October 25, 2019
In 2015, the international community of the United Nations Environment Program put forward 17 broad sustainable development goals to improve the environment. Please take a moment to listen and reflect, while I list them for you:
No poverty. Zero hunger. Good health and well-being. Quality Education. Gender Equity. Clean Water and Sanitation. Affordable and Clean Energy. Decent Work and Economic Growth. Industry, Innovation, and Infrastructure. Reduced Inequalities. Sustainable Cities and Communities. Sustainable Consumption and Production. Climate Action. Life below Water. Life on Land. Peace, Justice and Strong Institutions.
What is clear from these several goals is that “Environment” includes multiple planetary boundaries and diverse social dimensions. And just around you, here at the University of Guelph, we have an incredible base of environmental researchers working across all of these areas: mathematicians, computer scientists, physicists, historians, chemists, economists, ecologists, sociologists, poets, and so much more.
The thing is, many of these goals are interlinked. Every major international report issued in the past year, whether by the IPCC, IPBES, or the EAT Lancet Forum calls for wildly interdisciplinary approaches to solving our environmental crises. And the other thing is, there are often synergies among the goals.
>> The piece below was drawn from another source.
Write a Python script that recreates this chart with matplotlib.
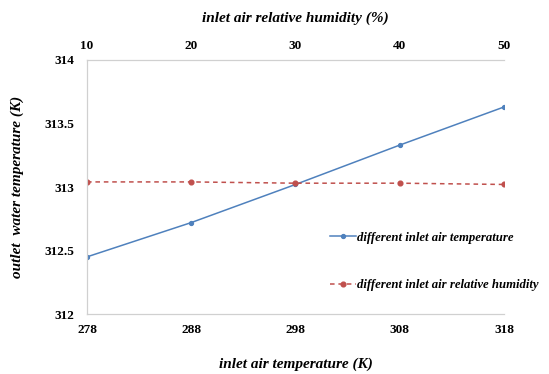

That for example: improving Life on Land can lead to cleaner water and sanitation. That increasing gender equity, can lead to greater climate action. It’s those synergies that make putting the parts together so exciting. The whole being greater than sum of its parts. Finally, we need creative approaches. New lenses. Art looking at science. Science looking at art. But how do you achieve all that?
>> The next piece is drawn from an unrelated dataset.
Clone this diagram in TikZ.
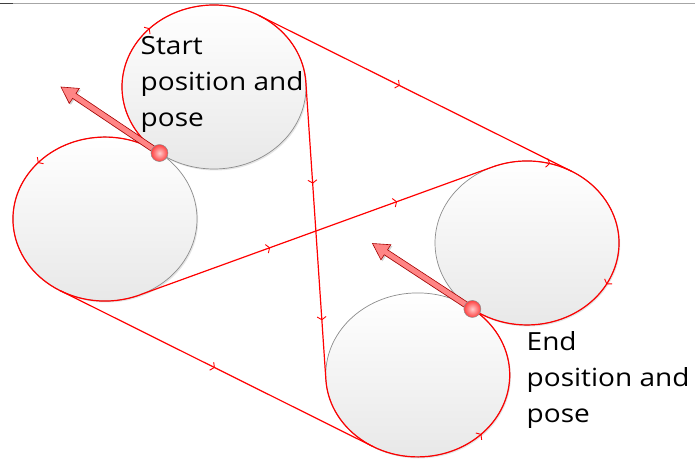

Now, if you were listening carefully, you will have noticed that I read out only 16 goals, yet I told you there were 17. The 17th goal is actually a meta-goal: It’s called “Partnerships for the Goals”; it’s a goal for how to achieve all the goals. And that is how I envision GIER. We need to put into practice processes that lead to mobilizing resources, sharing knowledge between each other, thinking holistically, and, ultimately, promoting growing cooperation among multilateral organizations, donors and the private sector.
Many of us would agree that there is strength in diversity, but anyone who does interdisciplinary work knows it has its challenges. A paper published in the journal Nature Sustainability last year found that “most organizations are poorly configured to deliver the transformations needed to shift to more collaborative interdisciplinary structures.” We have to understand each others’ goals, and ultimately share them. We have to learn how to understand each other’s disciplinary languages, to develop shared values.
We have to feel comfortable stepping out of our departments, our colleges, and our existing networks and structures. My vision is that GIER will provide the opportunities to do just that. And in that process, all the outstanding environmental research occurring at Guelph, both current and potential, will have an even greater impact. That we will be able to solve environmental problems at a new level of thinking, far beyond where we were when we created them.
In brief, I’m incredibly excited to be helping GIER get off the ground and look forward to seeing the ideas that are generated by this ambitious institute in the months and years to come. Please do stay tuned for an announcement of our first seed grant competition coming very soon. To get some thoughts flowing, we asked each member of the governance committee, to bring us five questions, five environmental problems that their college was trying to solve right now, which you will see is part of the exhibit here to my left. They are by no means exhaustive, but I must say it was interesting to see that some of the questions were similar across colleges. I invite you spend a little more time meeting with your environment colleagues from different colleges and then, if you like, providing us with your preliminary thoughts on some cross-cutting themes for GIER.
Finally, thank you to everyone who has worked hard to bring GIER into existence at this university (to the current and past members of the governance and steering committees, to interim CBS Dean Glen Van der Kraak and past CBS Dean Jonathan Newman, and to the Provost, Dr. Charlotte Yates). Thanks to all of you for helping to launch GIER today.